The Repository @ St. Cloud State

Open Access Knowledge and Scholarship

Date of Award

11-1975

Culminating Project Type

Thesis

College

College of Liberal Arts

First Advisor

Lee Gutteter

Second Advisor

James Roy

Third Advisor

Boyd Purdom

Keywords and Subject Headings

Art, beauty, gender, vocabulary, boys, girls, picture, judgment

Abstract

PROBLEM:

The area of aesthetics is intriguing and elusive. Researchers have used the words “like best” to evoke an aesthetic response. The first aim of this thesis will be to determine whether the words “like best” receive the same aesthetic response as the words “most beautiful” when put to children. Secondly, with the concern of educators today regarding sex roles, this thesis will attempt to define differences in aesthetic responses of boys versus girls at three grade levels—first, third, and fifth.

PROCEDURE:

The writer selected art reproductions and placed them into three groups according to traditionally used labels: Group A, ones depicting women, soft colors or things of traditional beauty (traditionally labelled feminine qualities); Group B, ones depicting men or boys or painted in bold colors (traditionally labelled masculine qualities); Group C, no people depicted, landscapes, cityscapes, middle range colors (labelled neutral). Four sets were then composed, each containing one Group A, one Group B and two Group C reproductions. Forty students at each of the three grade levels were shown the four sets and asked to choose first the picture they “liked best” and secondly the one they thought was the “most beautiful.” The sets were selected eliminating previously researched reasons for aesthetic choice (color, style and content) within each set. The results were tabulated as a whole and according to sex.

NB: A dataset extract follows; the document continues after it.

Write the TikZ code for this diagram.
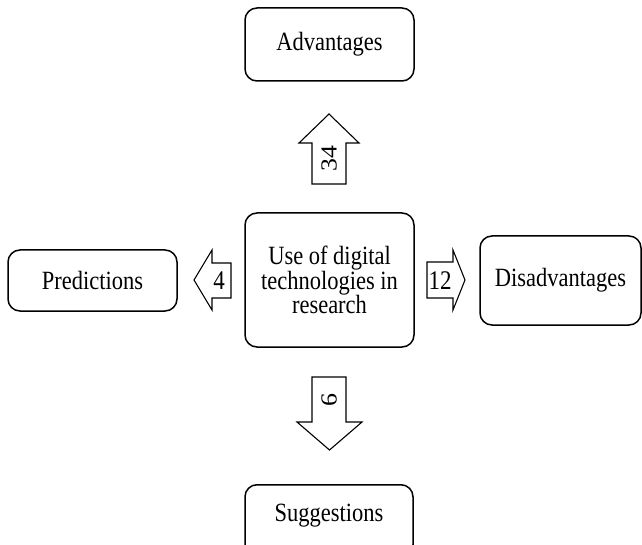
\documentclass[tikz,border=0pt]{standalone}
\usepackage{graphicx}
\usepackage{fontspec}
\setmainfont{Liberation Serif}
% glyphs in this figure are set slightly taller than wide
\newcommand\tallset[1]{\scalebox{1}[1.17]{#1}}
\begin{document}
\begin{tikzpicture}[x=1pt,y=-1pt,
  topic/.style={draw, line width=1.5pt, rounded corners=12pt, inner sep=0pt,
    font=\fontsize{22.5}{24.5}\selectfont, align=center},
  blockarrow/.style={draw, line width=1.1pt, line join=miter, fill=white},
  count/.style={font=\fontsize{23}{24}\selectfont, inner sep=0pt}]
\useasboundingbox (0,0) rectangle (642,545);

% central theme and its four categories
\node[topic, minimum width=169pt, minimum height=134pt] (core) at (329.5,280)
  {\tallset{Use of digital}\\\tallset{technologies in}\\\tallset{research}};
\node[topic, minimum width=169pt, minimum height=73pt] (adv) at (329.5,44.5) {\tallset{Advantages}};
\node[topic, minimum width=169pt, minimum height=61pt] (pred) at (92.5,280.5) {\tallset{Predictions}};
\node[topic, minimum width=161pt, minimum height=89pt] (dis) at (560.5,280.5) {\tallset{Disadvantages}};
\node[topic, minimum width=168pt, minimum height=72pt, anchor=north] (sug) at (329,484) {};
\node[font=\fontsize{22.5}{24.5}\selectfont] (sugtext) at (329,516) {\tallset{Suggestions}};

% block arrows pointing from the centre towards each category
\draw[blockarrow] (312,184) -- (312,143) -- (299,143) -- (329,114) -- (359,143)
  -- (346,143) -- (346,184) -- cycle;
\node[count, rotate=90] (nadv) at (329,159) {\scalebox{1.12}[1]{34}};

\draw[blockarrow] (312,377) -- (312,422) -- (297,422) -- (329.5,450) -- (362,422)
  -- (346,422) -- (346,377) -- cycle;
\node[count, rotate=-90] (nsug) at (329,400) {\scalebox{1.12}[1]{9}};

\draw[blockarrow] (231,263) -- (212,263) -- (212,250) -- (194,280) -- (212,310)
  -- (212,298) -- (231,298) -- cycle;
\node[count] (npred) at (219,281) {\tallset{4}};

\draw[blockarrow] (427,262) -- (453,262) -- (453,250) -- (465,280) -- (453,310)
  -- (453,298) -- (427,298) -- cycle;
\node[count] (ndis) at (440,281) {\tallset{12}};
\end{tikzpicture}
\end{document}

FINDINGS AND CONCLUSTIONS:

The only results that were significant to the .05 level when submitted to t-tests seemed to appear randomly. The sets, therefore, did not seem to all test the same things. To the contrary, the results seemed to be either so personal to each child that his or her sex was not a factor or the results appeared to be wholly dependent on the particular pictures used in each set. Choices were either made with originality or with some pattern that was not tested here.